Setting the Trends

Let's not pretend we're above it all. Trendiness has a deep local history here. Most of what Americans do could be described as the result of one trend or another. The oldest building in Knoxville is a log cabin, built in 1786 by James White. Log cabins didn't exist in this region half a century before; America's earliest settlers built their houses of planks. Log cabins began as a trendy Scandinavian fad. ("What?" some hip black-clad East Coast settler surely said to some Tennessee Valley pioneer in 1750, "You don't have log cabins yet? Please.")

When Knoxville businessmen installed streetcar lines, the city was following a national trend. In 1890, we were behind the urban centers of the north, but ahead of most of the South; New Orleans would become famous for streetcars, but Knoxville had them two years earlier. Of course, half a century later, it was trendy to get rid of streetcars. Knoxville was right in line with that trend, too.

In the 20th century, we were early on the radio-station trend, late on the television trend. We were perhaps just a little late on the convention-center fad, and paid for it.

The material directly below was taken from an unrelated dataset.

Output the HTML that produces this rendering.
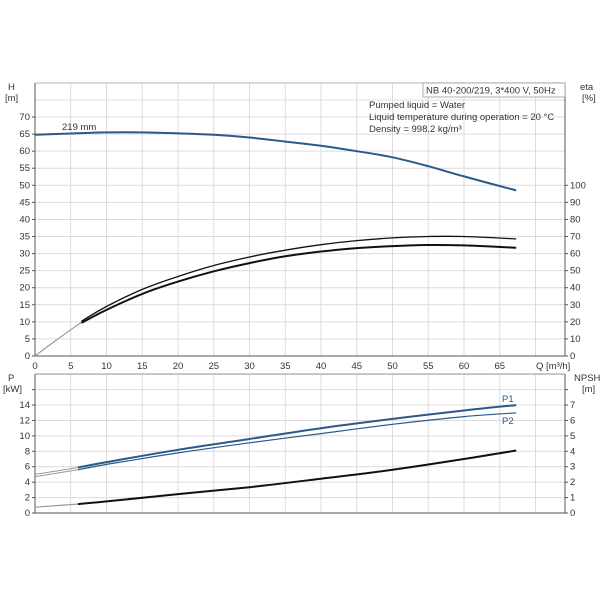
<!DOCTYPE html>
<html><head><meta charset="utf-8"><style>
html,body{margin:0;padding:0;background:#fff}
svg{display:block;font-family:"Liberation Sans",sans-serif;font-size:9.5px;fill:#333}
</style></head><body>
<svg id="s" width="603" height="603" xmlns="http://www.w3.org/2000/svg"></svg>
<script>
var s=document.getElementById('s'),h='';
var X=q=>35+q*7.15, YH=v=>356-v*3.414, YP=v=>513-v*7.71;
function line(x1,y1,x2,y2,c,w){h+=`<line x1="${x1}" y1="${y1}" x2="${x2}" y2="${y2}" stroke="${c}" stroke-width="${w||1}"/>`;}
function txt(x,y,t,a,c){h+=`<text x="${x}" y="${y}" text-anchor="${a||'start'}" ${c?`style="fill:${c}"`:''}>${t}</text>`;}
for(var v=0;v<=80;v+=5) line(35,YH(v),565,YH(v),'#dcdcdc');
for(var q=0;q<=70;q+=5) line(X(q),83,X(q),356,'#dcdcdc');
for(var v=0;v<=18;v+=2) line(35,YP(v),565,YP(v),'#dcdcdc');
for(var q=0;q<=70;q+=5) line(X(q),374,X(q),513,'#dcdcdc');
line(35,83,35,356,'#555');line(35,356,565,356,'#555');line(565,83,565,356,'#555');
line(35,374,35,513,'#555');line(35,513,565,513,'#555');line(565,374,565,513,'#555');
line(35,83,565,83,'#bbb');line(35,374,565,374,'#999');
for(var v=0;v<=70;v+=5){txt(30,YH(v)+3,v,'end');line(32,YH(v),35,YH(v),'#555');}
for(var v=0;v<=100;v+=10){txt(570,YH(v/2)+3,v);line(565,YH(v/2),568,YH(v/2),'#555');}
for(var q=0;q<=65;q+=5) txt(X(q),369,q,'middle');
txt(536,369,'Q [m³/h]');
for(var v=0;v<=14;v+=2){txt(30,YP(v)+3,v,'end');line(32,YP(v),35,YP(v),'#555');}
line(32,YP(16),35,YP(16),'#555');
for(var v=0;v<=7;v++){txt(570,YP(v*2)+3,v);line(565,YP(v*2),568,YP(v*2),'#555');}
line(565,YP(16),568,YP(16),'#555');
txt(8,90,'H');txt(5,101,'[m]');txt(580,90,'eta');txt(582,101,'[%]');
txt(8,381,'P');txt(3,392,'[kW]');txt(574,381,'NPSH');txt(582,392,'[m]');
h+=`<rect x="423" y="83" width="142" height="14" fill="#fff" stroke="#999" stroke-width="0.8"/>`;
txt(426,93.5,'NB 40-200/219, 3*400 V, 50Hz');
txt(369,108,'Pumped liquid = Water');
txt(369,120,'Liquid temperature during operation = 20 °C');
txt(369,132,'Density = 998.2 kg/m³');
txt(62,130,'219 mm');
txt(502,402,'P1','start','#2a5a8a');txt(502,424,'P2','start','#2a5a8a');
function path(pts,Y,c,w){
 var P=pts.map(p=>[X(p[0]),Y(p[1])]);
 var d='M'+P[0][0].toFixed(1)+','+P[0][1].toFixed(1);
 for(var i=0;i<P.length-1;i++){
  var p0=P[i-1]||P[i],p1=P[i],p2=P[i+1],p3=P[i+2]||P[i+1];
  var c1=[p1[0]+(p2[0]-p0[0])/6,p1[1]+(p2[1]-p0[1])/6],c2=[p2[0]-(p3[0]-p1[0])/6,p2[1]-(p3[1]-p1[1])/6];
  d+=`C${c1[0].toFixed(1)},${c1[1].toFixed(1)} ${c2[0].toFixed(1)},${c2[1].toFixed(1)} ${p2[0].toFixed(1)},${p2[1].toFixed(1)}`;
 }
 h+=`<path d="${d}" fill="none" stroke="${c}" stroke-width="${w}" stroke-linejoin="round"/>`;}
path([[0,64.8],[6.5,65.3],[10,65.5],[15,65.5],[20,65.2],[25,64.8],[30,64],[35,62.8],[40,61.6],[45,60],[50,58.2],[55,55.6],[60,52.6],[67.3,48.5]],YH,'#2a5a8a',2);
path([[0,0],[3,4.7],[6.5,9.9]],YH,'#999',1.2);
path([[6.5,10.2],[10,14.5],[15,19.5],[20,23.3],[25,26.5],[30,29],[35,31],[40,32.6],[45,33.8],[50,34.6],[55,35],[60,35],[67.3,34.3]],YH,'#111',1.3);
path([[6.5,9.7],[10,13.5],[15,18.2],[20,21.8],[25,24.8],[30,27.2],[35,29.2],[40,30.6],[45,31.6],[50,32.2],[55,32.5],[60,32.4],[67.3,31.7]],YH,'#111',2);
path([[0,5],[6,5.9]],YP,'#999',1);path([[0,4.7],[6,5.6]],YP,'#999',1);
path([[6,5.9],[10,6.6],[20,8.2],[30,9.6],[40,11],[50,12.2],[60,13.3],[67.3,14]],YP,'#2a5a8a',2);
path([[6,5.6],[10,6.3],[20,7.8],[30,9.1],[40,10.3],[50,11.5],[60,12.5],[67.3,13]],YP,'#2a5a8a',1.2);
path([[0,0.75],[6,1.15]],YP,'#999',1.2);
path([[6,1.15],[10,1.5],[20,2.45],[30,3.35],[40,4.45],[50,5.6],[60,7],[67.3,8.1]],YP,'#111',2);
s.innerHTML=h;
</script>
</body></html>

We tried to start a Sunsphere trend, but it didn't catch on except in Kazakhstan. A few years ago, Astana, the capital, built a frou-frou version of the Sunsphere. Their golden ball of mirrored glass has observation decks and is almost exactly the same size as ours, though in Kazakhstan the golden ball is meant to represent a giant egg. The whole structure, which is called Bayterek, is much taller, and has a lot more stuff on it. There's reportedly the gilded handprint of the Kazakh president on the structure; when you put your hand on it to make a wish, the Kazakh national anthem plays.

Our Sunsphere looks, by comparison, unfinished. Astana has raised Knoxville's ante.

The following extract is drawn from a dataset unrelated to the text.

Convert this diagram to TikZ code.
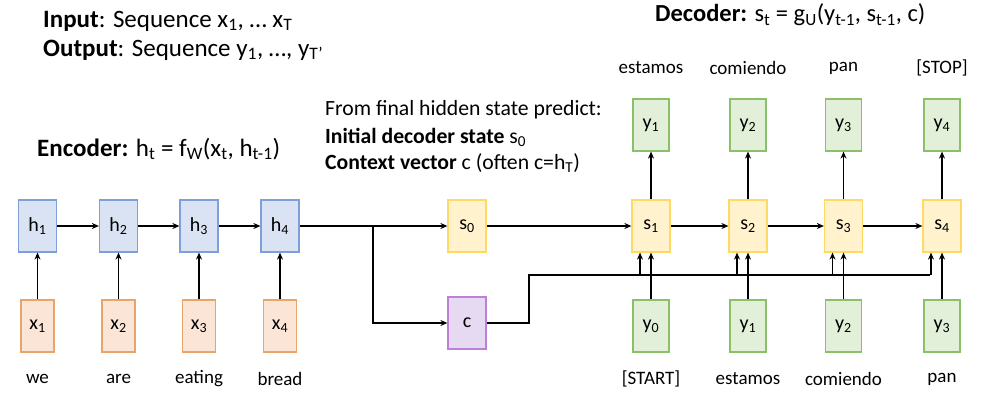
\documentclass[tikz,border=0pt]{standalone}
\usepackage{fontspec}
\setmainfont{Carlito}
\usetikzlibrary{arrows.meta}
\definecolor{hfill}{HTML}{DAE3F3}\definecolor{hdraw}{HTML}{7F9FD9}
\definecolor{xfill}{HTML}{FBE5D6}\definecolor{xdraw}{HTML}{E9A46A}
\definecolor{sfill}{HTML}{FFF2CC}\definecolor{sdraw}{HTML}{FFD966}
\definecolor{cfill}{HTML}{E6DAF2}\definecolor{cdraw}{HTML}{BE7FD8}
\definecolor{yfill}{HTML}{E2F0D9}\definecolor{ydraw}{HTML}{8BC06B}
\newcommand{\subs}[1]{\textsubscript{#1}}
\tikzset{
  box/.style={draw, line width=1.2pt, minimum width=38pt, minimum height=52pt, inner sep=0pt, font=\fontsize{20}{24}\selectfont},
  hbox/.style={box, fill=hfill, draw=hdraw},
  xbox/.style={box, fill=xfill, draw=xdraw, minimum width=33pt},
  sbox/.style={box, fill=sfill, draw=sdraw},
  cbox/.style={box, fill=cfill, draw=cdraw},
  ybox/.style={box, fill=yfill, draw=ydraw, minimum width=36pt},
  word/.style={font=\fontsize{19}{23}\selectfont, inner sep=0pt},
  arr/.style={line width=1.6pt, -{Stealth[length=7pt,width=6pt]}},
  ln/.style={line width=1.6pt},
  title/.style={anchor=west, inner sep=0pt, font=\fontsize{25}{30}\selectfont},
  note/.style={anchor=west, inner sep=0pt, font=\fontsize{21.7}{26}\selectfont},
}
\begin{document}
\begin{tikzpicture}[x=1pt,y=-1pt]
\useasboundingbox (0,0) rectangle (984,404);
% titles
\node[title] (tin) at (43,21) {\textbf{Input}: Sequence x\subs{1}, … x\subs{T}};
\node[title] (tout) at (43,50) {\textbf{Output}: Sequence y\subs{1}, …, y\subs{T’}};
\node[title, font=\fontsize{24.5}{29}\selectfont] (tdec) at (655,15) {\textbf{Decoder:} s\subs{t} = g\subs{U}(y\subs{t-1}, s\subs{t-1}, c)};
\node[title] (tenc) at (37,149) {\textbf{Encoder:} h\subs{t} = f\subs{W}(x\subs{t}, h\subs{t-1})};
\node[note] (n1) at (325,110) {From final hidden state predict:};
\node[note] (n2) at (325,137) {\textbf{Initial decoder state} s\subs{0}};
\node[note] (n3) at (325,163) {\textbf{Context vector} c (often c=h\subs{T})};
% encoder
\node[hbox] (h1) at (37.5,226) {h\subs{1}};
\node[hbox] (h2) at (118.5,226) {h\subs{2}};
\node[hbox] (h3) at (199,226) {h\subs{3}};
\node[hbox] (h4) at (280,226) {h\subs{4}};
\node[xbox] (x1) at (37.5,326) {x\subs{1}};
\node[xbox] (x2) at (118.5,326) {x\subs{2}};
\node[xbox] (x3) at (199,326) {x\subs{3}};
\node[xbox] (x4) at (280,326) {x\subs{4}};
\node[word] (w1) at (37.5,379) {we};
\node[word] (w2) at (118.5,379) {are};
\node[word] (w3) at (199,379) {eating};
\node[word] (w4) at (280,379) {bread};
% bridge
\node[sbox] (s0) at (467,226) {s\subs{0}};
\node[cbox] (c) at (467,323) {c};
\coordinate (br) at (373,226);
\coordinate (cup) at (529,275);
\coordinate (ce) at (930,275);
% decoder
\node[sbox] (s1) at (651,226) {s\subs{1}};
\node[sbox] (s2) at (748,226) {s\subs{2}};
\node[sbox] (s3) at (843.5,226) {s\subs{3}};
\node[sbox] (s4) at (942,226) {s\subs{4}};
\node[ybox] (y0) at (651,326) {y\subs{0}};
\node[ybox] (y1) at (748,326) {y\subs{1}};
\node[ybox] (y2) at (843.5,326) {y\subs{2}};
\node[ybox] (y3) at (942,326) {y\subs{3}};
\node[ybox] (o1) at (651,125) {y\subs{1}};
\node[ybox] (o2) at (748,125) {y\subs{2}};
\node[ybox] (o3) at (843.5,125) {y\subs{3}};
\node[ybox] (o4) at (942,125) {y\subs{4}};
\node[word] (b1) at (651,379) {[START]};
\node[word] (b2) at (748,379) {estamos};
\node[word] (b3) at (843.5,379) {comiendo};
\node[word] (b4) at (942,379) {pan};
\node[word] (t1) at (651,68) {estamos};
\node[word] (t2) at (748,68) {comiendo};
\node[word] (t3) at (843.5,68) {pan};
\node[word] (t4) at (942,68) {[STOP]};
% connectors
\foreach \i in {1,...,4} \draw[arr] (x\i) -- (h\i);
\draw[arr] (h1) -- (h2);
\draw[arr] (h2) -- (h3);
\draw[arr] (h3) -- (h4);
\draw[ln] (h4) -- (br);
\draw[arr] (br) -- (s0);
\draw[arr] (br) |- (c);
\draw[arr] (s0) -- (s1);
\draw[arr] (s1) -- (s2);
\draw[arr] (s2) -- (s3);
\draw[arr] (s3) -- (s4);
\draw[ln] (c.east) -| (cup) -- (ce);
\foreach \i/\j in {0/1,1/2,2/3,3/4} {
  \draw[arr] (y\i) -- (s\j);
  \draw[arr] ([xshift=-11pt]s\j.south |- ce) -- ([xshift=-11pt]s\j.south);
  \draw[arr] (s\j) -- (o\j);
}
\end{tikzpicture}
\end{document}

We can be thankful that not everything we have fits into a recognizable trend we heard of before it got here. Some other cities have crépe shops like the French Market on Gay Street, but a créperie's not something you necessarily expect to find in any city outside of the French-speaking world. As of this writing, Atlanta seems to lack one.

Gastropubs, upscale English-cuisine restaurant/bars like the Crown & Goose, thrive in a few American cities, but it's safe to say that most still don't have any such thing.

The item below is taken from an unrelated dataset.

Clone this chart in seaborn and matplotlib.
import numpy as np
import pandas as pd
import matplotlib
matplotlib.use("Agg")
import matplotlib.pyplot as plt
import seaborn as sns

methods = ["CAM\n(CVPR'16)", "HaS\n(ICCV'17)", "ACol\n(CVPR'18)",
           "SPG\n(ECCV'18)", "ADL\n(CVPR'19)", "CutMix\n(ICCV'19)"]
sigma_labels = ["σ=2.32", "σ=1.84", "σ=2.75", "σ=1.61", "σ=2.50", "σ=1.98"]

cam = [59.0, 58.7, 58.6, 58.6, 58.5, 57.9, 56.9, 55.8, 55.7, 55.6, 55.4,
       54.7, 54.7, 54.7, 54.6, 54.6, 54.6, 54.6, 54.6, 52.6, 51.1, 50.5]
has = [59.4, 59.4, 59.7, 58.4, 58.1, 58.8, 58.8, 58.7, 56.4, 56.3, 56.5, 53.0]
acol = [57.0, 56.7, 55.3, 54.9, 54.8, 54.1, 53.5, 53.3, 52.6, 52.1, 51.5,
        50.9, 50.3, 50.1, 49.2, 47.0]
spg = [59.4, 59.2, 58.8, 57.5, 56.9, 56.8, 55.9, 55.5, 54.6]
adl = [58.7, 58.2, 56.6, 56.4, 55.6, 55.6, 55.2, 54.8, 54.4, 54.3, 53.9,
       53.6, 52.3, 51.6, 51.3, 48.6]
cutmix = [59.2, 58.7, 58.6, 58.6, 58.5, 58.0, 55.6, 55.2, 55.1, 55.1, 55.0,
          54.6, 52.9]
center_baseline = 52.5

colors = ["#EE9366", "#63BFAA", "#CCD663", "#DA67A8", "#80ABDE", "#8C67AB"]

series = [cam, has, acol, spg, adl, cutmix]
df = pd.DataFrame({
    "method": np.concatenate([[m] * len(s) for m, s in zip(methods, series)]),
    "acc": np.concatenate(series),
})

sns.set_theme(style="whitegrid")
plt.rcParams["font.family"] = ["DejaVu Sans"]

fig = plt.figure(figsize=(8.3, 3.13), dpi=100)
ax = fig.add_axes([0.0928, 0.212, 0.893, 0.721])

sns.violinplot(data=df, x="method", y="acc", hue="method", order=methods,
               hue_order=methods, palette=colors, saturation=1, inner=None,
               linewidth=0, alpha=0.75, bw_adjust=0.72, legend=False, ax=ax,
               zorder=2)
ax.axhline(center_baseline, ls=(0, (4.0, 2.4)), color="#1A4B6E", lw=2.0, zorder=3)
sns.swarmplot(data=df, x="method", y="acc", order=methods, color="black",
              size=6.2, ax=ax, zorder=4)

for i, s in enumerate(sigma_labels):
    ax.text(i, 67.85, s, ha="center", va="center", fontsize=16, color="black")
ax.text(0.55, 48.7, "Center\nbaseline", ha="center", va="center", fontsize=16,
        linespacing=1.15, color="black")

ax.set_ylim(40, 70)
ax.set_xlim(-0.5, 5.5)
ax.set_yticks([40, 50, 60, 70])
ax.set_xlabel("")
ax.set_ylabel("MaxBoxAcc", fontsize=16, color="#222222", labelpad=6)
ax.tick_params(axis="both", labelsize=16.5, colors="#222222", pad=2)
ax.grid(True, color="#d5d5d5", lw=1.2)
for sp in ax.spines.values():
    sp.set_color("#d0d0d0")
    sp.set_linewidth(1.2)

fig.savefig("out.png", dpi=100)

And live-music radio shows like those WDVX produces five or six times a week are extremely unusual in any American city. Maybe it's too early to call it a trend, but it folds in with the Americana trend of unpretentious roots-oriented music which budded in the '90s and still seems to be blooming. (It's hard to remember that, 10 years ago, fans of what was starting to be known as "Americana" complained Knoxville had no place to hear live bluegrass on a regular basis.)